REQUIRED TASK: Every line in the listing below from the one with "What matplotlib code" through the one with "plt.rcParams['font.family'] = ['Liberation" is to be reproduced exactly, both ends included; leave out the rest.

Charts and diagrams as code
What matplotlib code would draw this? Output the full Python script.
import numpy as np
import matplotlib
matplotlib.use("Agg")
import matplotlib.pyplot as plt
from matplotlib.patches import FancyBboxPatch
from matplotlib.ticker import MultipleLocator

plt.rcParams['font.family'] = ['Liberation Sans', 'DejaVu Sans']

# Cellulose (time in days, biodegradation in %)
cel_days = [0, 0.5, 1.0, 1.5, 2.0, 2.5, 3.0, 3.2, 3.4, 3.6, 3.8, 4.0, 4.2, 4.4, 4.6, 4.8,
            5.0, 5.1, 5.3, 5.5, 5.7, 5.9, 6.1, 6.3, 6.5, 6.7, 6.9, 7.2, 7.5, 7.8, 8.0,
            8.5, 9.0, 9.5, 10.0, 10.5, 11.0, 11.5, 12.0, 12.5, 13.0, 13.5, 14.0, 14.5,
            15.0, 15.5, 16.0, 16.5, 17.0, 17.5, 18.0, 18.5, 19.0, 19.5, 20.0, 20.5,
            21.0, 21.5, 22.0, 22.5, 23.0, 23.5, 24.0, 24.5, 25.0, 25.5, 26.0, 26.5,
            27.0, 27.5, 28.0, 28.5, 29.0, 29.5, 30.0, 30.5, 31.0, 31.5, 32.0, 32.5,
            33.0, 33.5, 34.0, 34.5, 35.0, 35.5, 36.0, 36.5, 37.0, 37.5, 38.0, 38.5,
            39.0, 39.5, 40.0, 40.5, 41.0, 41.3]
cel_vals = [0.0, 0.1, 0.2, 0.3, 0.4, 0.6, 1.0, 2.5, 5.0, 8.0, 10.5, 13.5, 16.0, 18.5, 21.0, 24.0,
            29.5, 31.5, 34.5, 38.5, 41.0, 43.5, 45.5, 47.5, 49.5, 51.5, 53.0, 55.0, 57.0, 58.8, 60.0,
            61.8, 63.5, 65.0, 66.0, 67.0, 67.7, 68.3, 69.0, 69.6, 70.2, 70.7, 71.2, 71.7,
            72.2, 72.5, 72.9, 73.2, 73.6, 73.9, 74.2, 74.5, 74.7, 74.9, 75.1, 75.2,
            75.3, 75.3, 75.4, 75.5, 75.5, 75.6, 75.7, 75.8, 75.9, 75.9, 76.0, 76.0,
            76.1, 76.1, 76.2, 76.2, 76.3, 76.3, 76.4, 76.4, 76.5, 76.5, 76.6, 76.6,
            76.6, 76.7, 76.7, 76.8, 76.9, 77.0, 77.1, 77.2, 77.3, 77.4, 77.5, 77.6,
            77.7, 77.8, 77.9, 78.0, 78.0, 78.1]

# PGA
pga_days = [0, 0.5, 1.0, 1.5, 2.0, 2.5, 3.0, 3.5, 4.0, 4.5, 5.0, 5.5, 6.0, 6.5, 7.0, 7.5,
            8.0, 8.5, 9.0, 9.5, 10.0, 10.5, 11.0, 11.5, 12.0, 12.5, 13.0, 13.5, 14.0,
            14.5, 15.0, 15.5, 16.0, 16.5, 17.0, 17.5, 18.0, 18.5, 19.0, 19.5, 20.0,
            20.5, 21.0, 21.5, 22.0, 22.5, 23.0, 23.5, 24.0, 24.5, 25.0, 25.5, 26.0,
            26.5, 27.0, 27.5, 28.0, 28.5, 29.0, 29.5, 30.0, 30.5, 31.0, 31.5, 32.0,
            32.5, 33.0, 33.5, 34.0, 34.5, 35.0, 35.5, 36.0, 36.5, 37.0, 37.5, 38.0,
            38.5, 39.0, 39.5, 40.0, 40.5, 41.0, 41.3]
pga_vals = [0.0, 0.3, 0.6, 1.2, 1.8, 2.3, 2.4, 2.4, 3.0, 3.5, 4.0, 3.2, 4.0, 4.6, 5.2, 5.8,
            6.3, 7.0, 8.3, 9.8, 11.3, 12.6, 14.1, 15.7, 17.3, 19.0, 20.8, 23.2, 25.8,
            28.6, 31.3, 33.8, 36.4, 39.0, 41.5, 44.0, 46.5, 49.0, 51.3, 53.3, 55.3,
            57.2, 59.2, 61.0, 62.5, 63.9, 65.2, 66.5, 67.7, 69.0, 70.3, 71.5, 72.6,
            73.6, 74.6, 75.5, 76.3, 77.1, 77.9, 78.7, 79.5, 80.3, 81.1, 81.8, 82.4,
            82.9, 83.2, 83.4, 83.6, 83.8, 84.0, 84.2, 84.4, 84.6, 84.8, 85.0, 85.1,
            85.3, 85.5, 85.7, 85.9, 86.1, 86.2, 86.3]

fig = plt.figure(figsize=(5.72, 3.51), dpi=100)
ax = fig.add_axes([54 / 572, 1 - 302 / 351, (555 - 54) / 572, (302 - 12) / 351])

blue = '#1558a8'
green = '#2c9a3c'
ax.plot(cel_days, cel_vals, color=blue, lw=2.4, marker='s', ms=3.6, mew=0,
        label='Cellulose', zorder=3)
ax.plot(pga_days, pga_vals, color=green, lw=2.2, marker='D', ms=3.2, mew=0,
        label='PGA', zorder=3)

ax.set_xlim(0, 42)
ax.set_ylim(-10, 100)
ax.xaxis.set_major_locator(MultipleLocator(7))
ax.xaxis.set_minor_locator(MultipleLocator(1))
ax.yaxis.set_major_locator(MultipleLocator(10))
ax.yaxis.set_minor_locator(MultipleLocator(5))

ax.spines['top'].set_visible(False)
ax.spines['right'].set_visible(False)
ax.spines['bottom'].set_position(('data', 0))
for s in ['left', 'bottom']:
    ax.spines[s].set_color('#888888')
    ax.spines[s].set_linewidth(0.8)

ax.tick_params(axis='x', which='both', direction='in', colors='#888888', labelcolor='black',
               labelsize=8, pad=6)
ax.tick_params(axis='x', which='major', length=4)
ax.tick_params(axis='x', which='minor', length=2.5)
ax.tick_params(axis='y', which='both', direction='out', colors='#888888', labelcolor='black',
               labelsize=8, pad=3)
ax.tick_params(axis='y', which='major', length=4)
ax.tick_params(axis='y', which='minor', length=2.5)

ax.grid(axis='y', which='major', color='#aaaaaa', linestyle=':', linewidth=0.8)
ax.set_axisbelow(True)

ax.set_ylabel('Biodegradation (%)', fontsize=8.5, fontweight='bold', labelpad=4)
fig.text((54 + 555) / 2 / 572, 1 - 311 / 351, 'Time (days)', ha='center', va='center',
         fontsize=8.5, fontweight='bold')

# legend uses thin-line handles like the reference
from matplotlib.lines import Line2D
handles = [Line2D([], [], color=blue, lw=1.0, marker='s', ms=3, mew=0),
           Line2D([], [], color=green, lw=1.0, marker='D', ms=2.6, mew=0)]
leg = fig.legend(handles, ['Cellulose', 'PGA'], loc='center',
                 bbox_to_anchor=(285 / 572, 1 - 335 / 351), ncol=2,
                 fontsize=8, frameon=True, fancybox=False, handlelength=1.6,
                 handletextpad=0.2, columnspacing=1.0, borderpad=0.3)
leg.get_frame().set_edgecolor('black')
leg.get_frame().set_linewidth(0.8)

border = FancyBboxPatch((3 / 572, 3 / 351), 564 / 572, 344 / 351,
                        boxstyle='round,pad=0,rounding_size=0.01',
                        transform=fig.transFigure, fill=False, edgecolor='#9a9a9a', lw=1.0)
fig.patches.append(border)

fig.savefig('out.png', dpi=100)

--

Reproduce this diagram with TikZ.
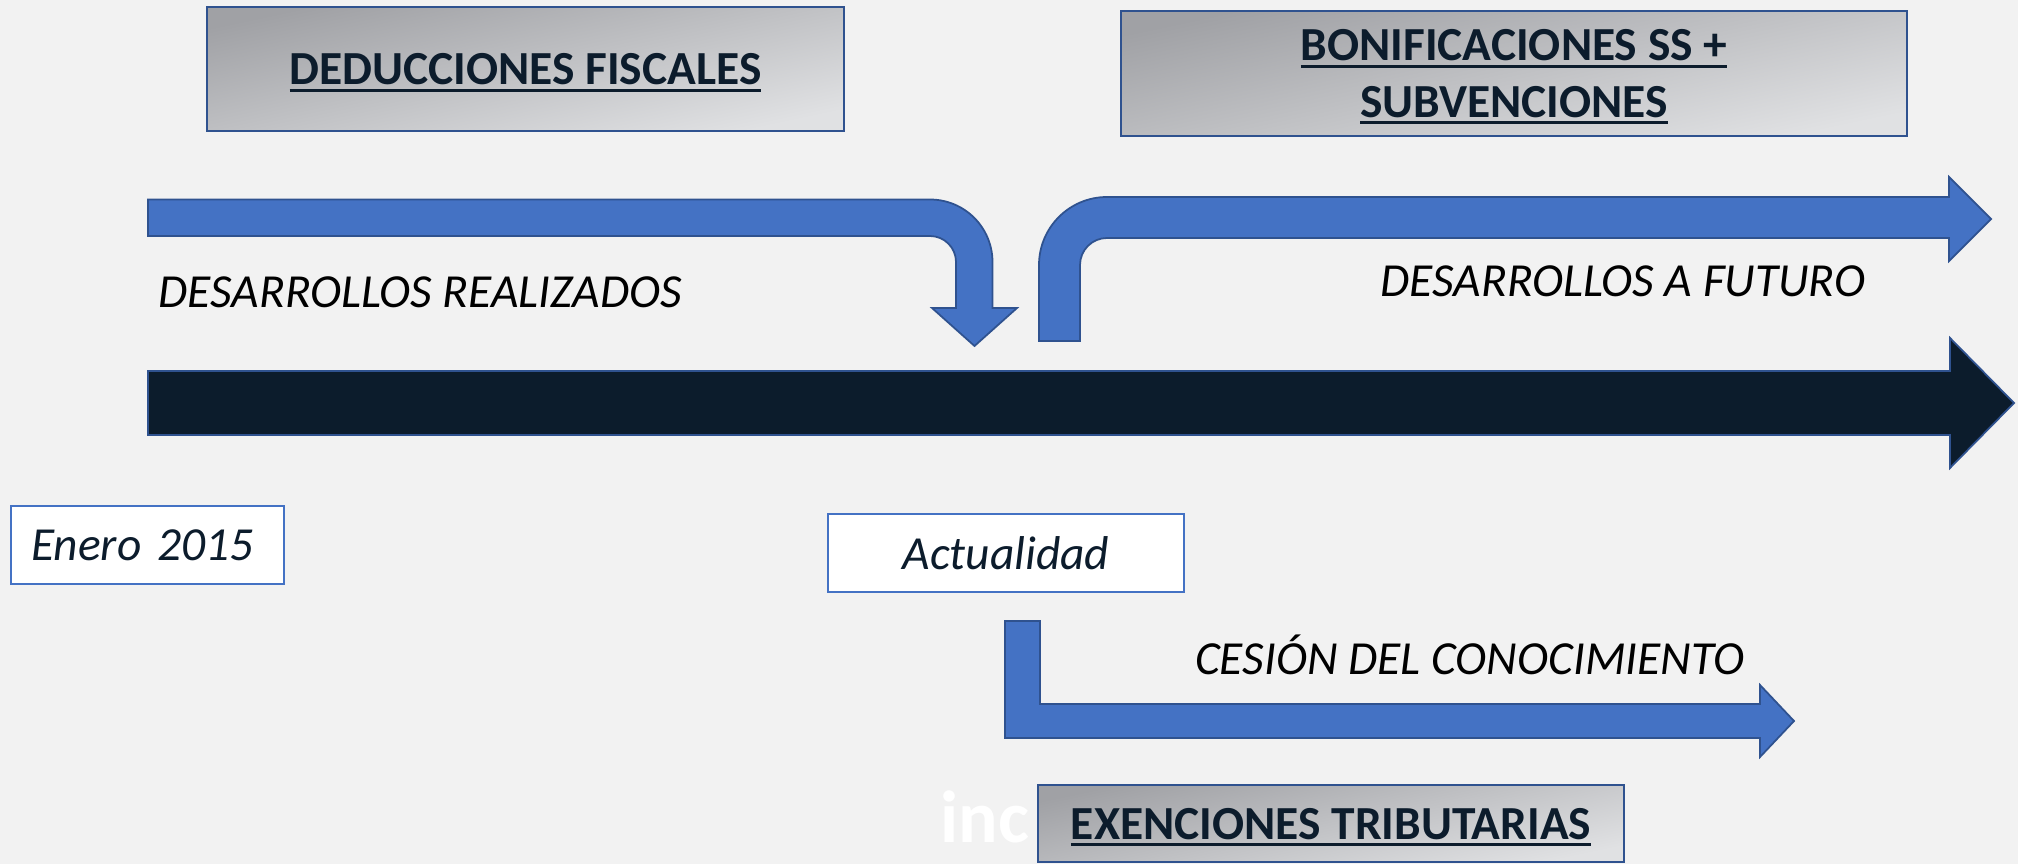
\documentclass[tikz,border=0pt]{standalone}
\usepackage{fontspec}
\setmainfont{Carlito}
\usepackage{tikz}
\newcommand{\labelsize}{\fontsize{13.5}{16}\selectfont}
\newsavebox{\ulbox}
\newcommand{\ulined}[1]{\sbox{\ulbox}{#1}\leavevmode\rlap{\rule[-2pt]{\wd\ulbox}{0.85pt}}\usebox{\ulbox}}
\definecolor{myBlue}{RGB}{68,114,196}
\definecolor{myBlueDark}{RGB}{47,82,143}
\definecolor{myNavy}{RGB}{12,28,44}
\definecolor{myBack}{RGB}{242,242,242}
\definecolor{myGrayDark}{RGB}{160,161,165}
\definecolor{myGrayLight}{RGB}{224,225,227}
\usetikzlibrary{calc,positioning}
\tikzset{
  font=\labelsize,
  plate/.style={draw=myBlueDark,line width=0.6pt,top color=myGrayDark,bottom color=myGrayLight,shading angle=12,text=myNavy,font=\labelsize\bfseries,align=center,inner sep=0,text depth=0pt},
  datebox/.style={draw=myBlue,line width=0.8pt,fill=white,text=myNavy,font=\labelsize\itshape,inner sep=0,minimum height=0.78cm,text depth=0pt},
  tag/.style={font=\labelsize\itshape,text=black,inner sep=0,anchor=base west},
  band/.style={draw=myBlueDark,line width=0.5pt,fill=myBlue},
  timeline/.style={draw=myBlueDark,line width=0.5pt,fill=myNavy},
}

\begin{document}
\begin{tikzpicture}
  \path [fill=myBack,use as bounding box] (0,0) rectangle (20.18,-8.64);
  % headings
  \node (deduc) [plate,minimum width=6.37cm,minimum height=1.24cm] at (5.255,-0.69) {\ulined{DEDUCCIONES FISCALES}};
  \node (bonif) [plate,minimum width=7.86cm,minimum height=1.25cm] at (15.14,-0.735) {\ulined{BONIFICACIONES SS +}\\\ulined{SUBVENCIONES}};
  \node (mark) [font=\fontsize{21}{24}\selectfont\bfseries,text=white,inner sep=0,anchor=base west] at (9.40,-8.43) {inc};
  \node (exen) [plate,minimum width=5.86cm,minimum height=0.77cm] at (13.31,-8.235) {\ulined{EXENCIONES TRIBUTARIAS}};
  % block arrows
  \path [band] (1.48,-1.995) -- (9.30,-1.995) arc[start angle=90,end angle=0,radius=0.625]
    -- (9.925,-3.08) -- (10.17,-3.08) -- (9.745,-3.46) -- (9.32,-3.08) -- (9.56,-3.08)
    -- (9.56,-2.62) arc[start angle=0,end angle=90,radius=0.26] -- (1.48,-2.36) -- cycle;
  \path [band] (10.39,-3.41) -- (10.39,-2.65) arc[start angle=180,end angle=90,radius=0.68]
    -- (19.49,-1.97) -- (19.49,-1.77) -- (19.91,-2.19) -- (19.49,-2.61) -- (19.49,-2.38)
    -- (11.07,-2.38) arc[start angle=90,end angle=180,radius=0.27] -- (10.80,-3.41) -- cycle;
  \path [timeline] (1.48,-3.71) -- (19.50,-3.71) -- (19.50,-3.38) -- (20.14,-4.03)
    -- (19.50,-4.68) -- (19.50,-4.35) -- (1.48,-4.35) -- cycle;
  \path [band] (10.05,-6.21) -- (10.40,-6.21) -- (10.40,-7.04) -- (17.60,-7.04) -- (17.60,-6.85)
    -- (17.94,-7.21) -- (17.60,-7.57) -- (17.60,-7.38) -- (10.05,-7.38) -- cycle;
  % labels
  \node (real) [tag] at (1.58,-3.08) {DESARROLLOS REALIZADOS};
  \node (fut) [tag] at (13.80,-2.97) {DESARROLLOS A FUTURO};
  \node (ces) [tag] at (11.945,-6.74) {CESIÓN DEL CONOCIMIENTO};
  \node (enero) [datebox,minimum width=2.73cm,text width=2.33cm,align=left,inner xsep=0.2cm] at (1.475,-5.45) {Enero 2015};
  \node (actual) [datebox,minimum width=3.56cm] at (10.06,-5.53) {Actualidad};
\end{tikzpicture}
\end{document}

RESPONSE TO THE EXERCISE:
What matplotlib code would draw this? Output the full Python script.
import numpy as np
import matplotlib
matplotlib.use("Agg")
import matplotlib.pyplot as plt
from matplotlib.patches import FancyBboxPatch
from matplotlib.ticker import MultipleLocator

plt.rcParams['font.family'] = ['Liberation Sans', 'DejaVu Sans']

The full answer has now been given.